- Genre: Soap Romantic Comedy
- Written by: Adam Azeen
- Directed by: Abis Raza
- Starring: Sanam Chaudhry Eshita Syed
- Theme music composer: Sohail Haider
- Opening theme: 100 Din Ki Kahani..Aik Pal Ki Kahani Hai by Shahbaz lyrics by Sabir Zafar
- Country of origin: Pakistan
- Original language: Urdu
- No. of episodes: 60

Production
- Producers: Momina Duraid Gemstones
- Production location: Karachi, Sindh
- Camera setup: Multi-Camera
- Production company: MD Productions

Original release
- Network: Hum TV
- Release: 22 February – 2 June 2016

= Zindagi Tujh Ko Jiya =

Zindagi Tujh Ko Jiya is a Pakistani romantic soap which premiered on 22 February 2016 on Hum TV and aired in the evenings from Monday to Thursday. It is directed by Abis Raza, written by Adam Azeen and produced by Momina Duraid under her home production and Gem Stones Productions. It was previously aired on Hum Sitaray as 100 Din Ki Kahani but was not finished.

==Synopsis==
The drama revolves around a woman Maryam (Sanam Chaudhry) who loves Zeeshan (Furqan Qureshi). While, Maryam has a sister in law Samra (Eshita Syed), Zeeshan has two sisters: Safia and Sania. Safia and her mother wanted that Zeeshan marry Afshan, her husband Khalid's sister.
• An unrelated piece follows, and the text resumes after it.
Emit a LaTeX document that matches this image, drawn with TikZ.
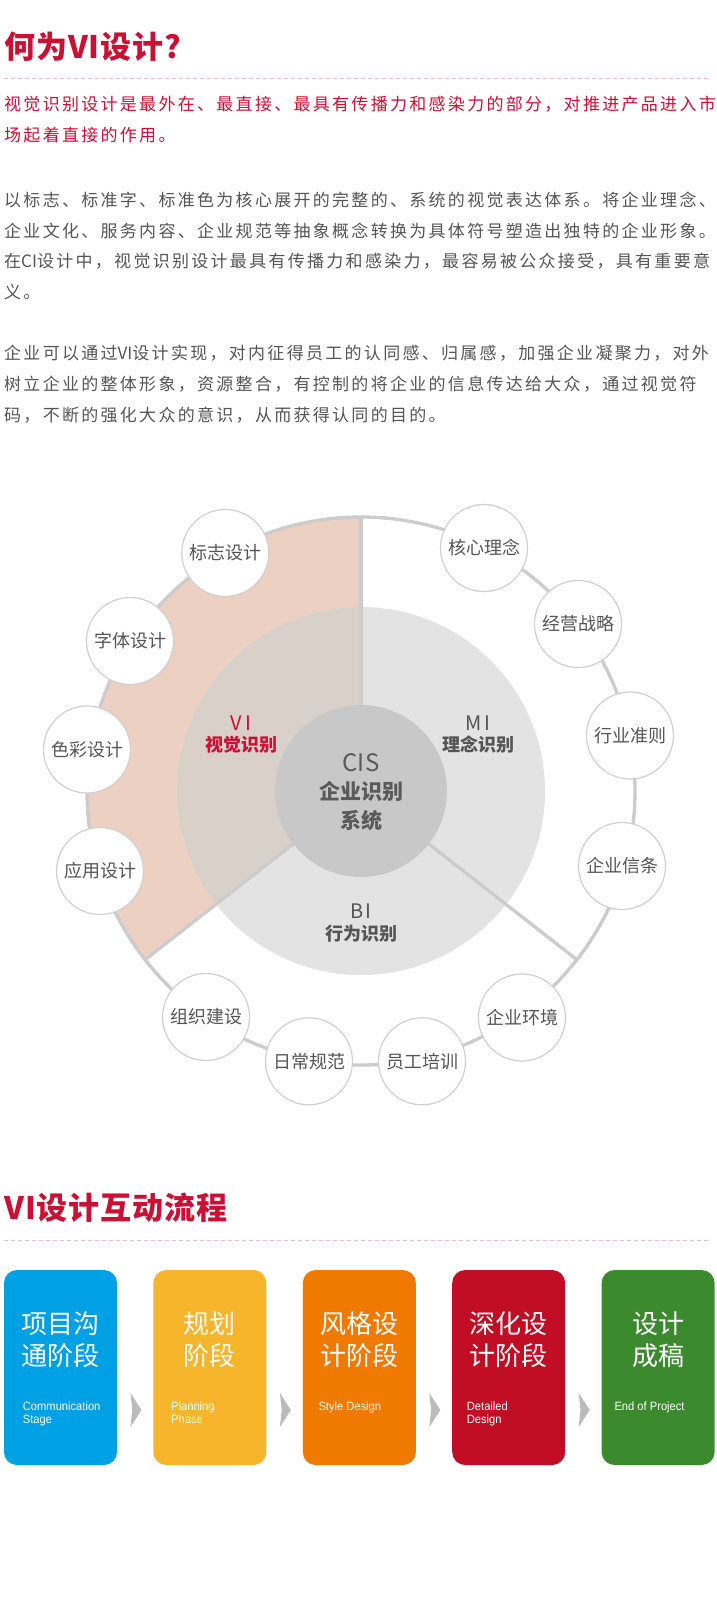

His other sister supported Maryam as she thinks she is good for Zeeshan. Zeeshan and Maryam marry as a court marriage which angries her in-laws except Sania. Maryam, who is six months pregnant and counting days for her baby to be born. However, while she is looking forward to the big day, her husband is diagnosed with cancer and is left with approximately the same number of days to live.

==Cast==
- Sanam Chaudhry as Maryam
- Furqan Qureshi as Zeeshan
- Zara Tareen as Safia
- Eshita Syed as Samra
- Mazhar Ali as Maryam's dad
- Aamir Qureshi as Bilal
- Seema Seher
- Komal Iqbal as Sania

==Controversy==

HUM was accused of having copied their sister channel's show '100 Din Ki Kahani' and splitting the serial episodes up into small daily soap episodes.